Every time we listen to the news on the radio, watch it on TV or surf social media and the internet when our kids are around – they absorb what they hear and see. Even if they don’t understand it.
So we have a choice. We can either shield children completely from the world around them (but how do we stop this going on in the playground at school, sometimes in the classroom and at sleepovers?) Or we can help them build their resilience and cope with the ‘bad things and people’ in this world.
So what is resilience? It is the ‘capacity to recover quickly from difficulties.
Before we go into this in more detail, let me explain one of the myths that people have about meditation.
Often people start to learn mindfulness in the hope that they will never feel pain, sadness, anger, fear or (put name of difficult feeling in here) again. That is simply not true.
What you learn through meditation is to manage, process and cope with those difficult feelings and thoughts. In other words you build resilience to adversity. Mindfulness can also provide the motivation for change or even the creative solution to the problem creating the adversity.
So for me it is a no-brainer about teaching our kids this. We are creating a very hostile world through politics, materialism and terrorism. Offering our children a mindfulness skill doesn’t mean they won’t have to live in this world, but it will give them the skills to navigate it (and when they become adults, world leaders and inventors, perhaps they will change it!)
But let’s take the aspects of resilience one by one and see how meditation could really help kids learn and develop this for their futures.
According to Psychcentral, resilience has 5 key factors:
No. 1 – Relationships
“A combination of factors contributes to resilience.
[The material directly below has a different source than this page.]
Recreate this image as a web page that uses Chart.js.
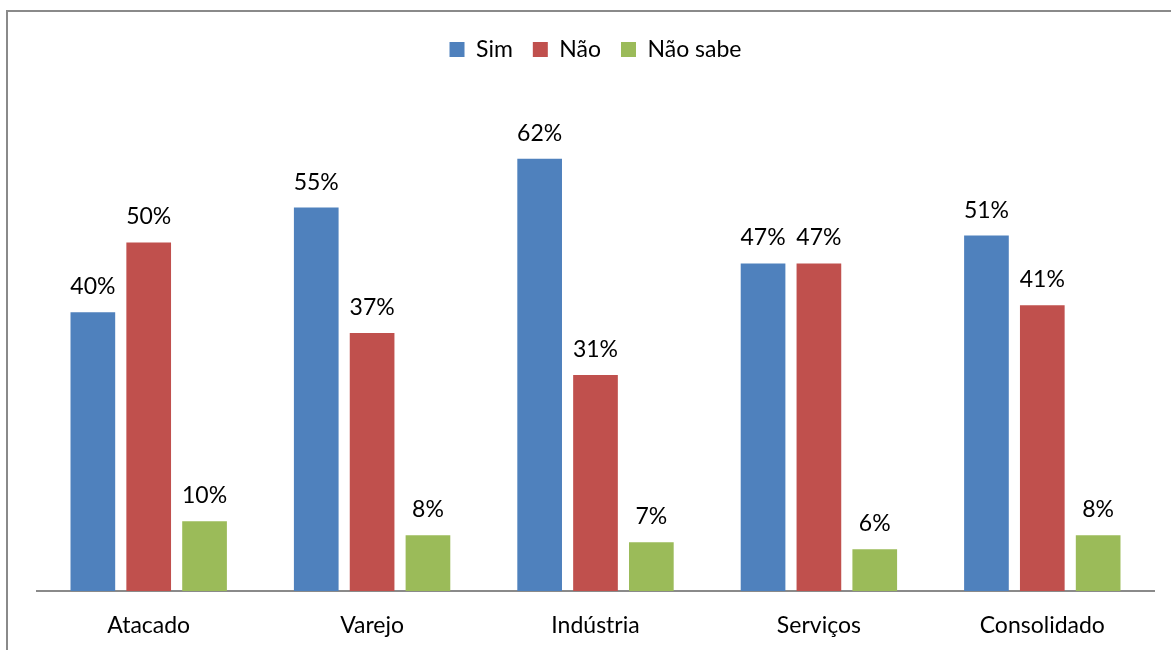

Many studies show that the primary factor in resilience is having caring and supportive relationships within and outside the family. Relationships that create love and trust, provide role models, and offer encouragement and reassurance help bolster a person’s resilience.”
Before you even think about teaching your kids meditation, consider learning meditation for you as an adult.
If you do, it teaches you how to connect to your children. You would think it was obvious that all parents feel a loving connection with their kids. But many don’t simply because their role models fell short of offering this love and trust. So we enter a cycle that perpetuates from generation to generation. I often meet adults on my Connected Kids courses who learn how to work and heal that aspect of their own childhood. We show them how practising mindfulness in addition to teaching children meditation is a journey of personal development.
Ultimately teaching your kids meditation helps children to develop self love and compassion. If they can source this within themselves, then their future relationships will be open to love and trust, regardless of how their childhood played out.
No. 2 – Planning
“The capacity to make realistic plans and take steps to carry them out.”
Studies show that brain function requires each part of the brain to connect and play it’s part. If the left side (the logical) doesn’t communicate with the right side (emotional) then their is an imbalance – and stress. Stress affects our children’s learning and education.
If the pre-frontal cortex (the part that sits behind your brow) doesn’t develop, then it interferes with the ability to plan. If children can’t access this part of their brain (underdeveloped because of stress or other factors) then how can they integrate into society? How can they study, take on an apprenticeship, pay their taxes, own a home..
If we teach children meditation, the pre-frontal cortex is engaged (brain scans prove this) and it develops and their planning skills will help them reach their full potential.
No. 3 – Self esteem
“A positive view of yourself and confidence in your strengths and abilities”
Our ability to pick ourselves up after adversity is because of our self esteem. Life has challenges and our kids are going to face this time and time again (from school to old age). Abuse of alcohol or drugs is the road many young people take as they lack the self esteem to deal with challenges.
One of the things I’ve learned about meditation is to accept who I am – not just the likeable bits but the bits I don’t like. Learning mindfulness has influenced my choices in life and who I spend my time with and how I treat my body with food and alcohol. Teaching kids meditation will help them accept the whole person that they are, not some idealistic, perfectionist view that the world has of who a person should be.
Meditation can also create a more positive body image for people as recent studies have shown.
“Self-compassion meditation may be a useful and cost-effective means of improving body image in adult women.” Source >>>
No. 4 – Communication and problem solving
Here we are taken back to the pre-frontal cortex which engages the brain in problem solving. Our abillty to provide a solution comes from the connectivity of our cognitive functions. Once we have a solution, we often wish to share this and we need the ability and space to do this.
Mindfulness in speech and listening is one of the most powerful things we can practice with our children. Adults don’t listen (we have our own agenda’s – sorry but it is true). I often meet adults who are projecting their own thoughts onto kids and teens so this shuts down communication. If we can sit with children and just listen, children feel heard and this can help them present solutions that are simple and effective.
No. 5 – Self regulation
“The capacity to manage strong feelings and impulses”
I’ve talked about emotional intelligence in previous blogs but one of the quickest ways to help our children cope is to give them a skill that recognises their feelings. Dr Dan Siegel does some excellent work and provides some great strategies. If you read his books you’ll see he is proposing an intuitive form of mindfulness to help children manage their feelings and impulses.
Practising meditation as an adult would also give us the ability to tune into this before a molehill becomes a mountain.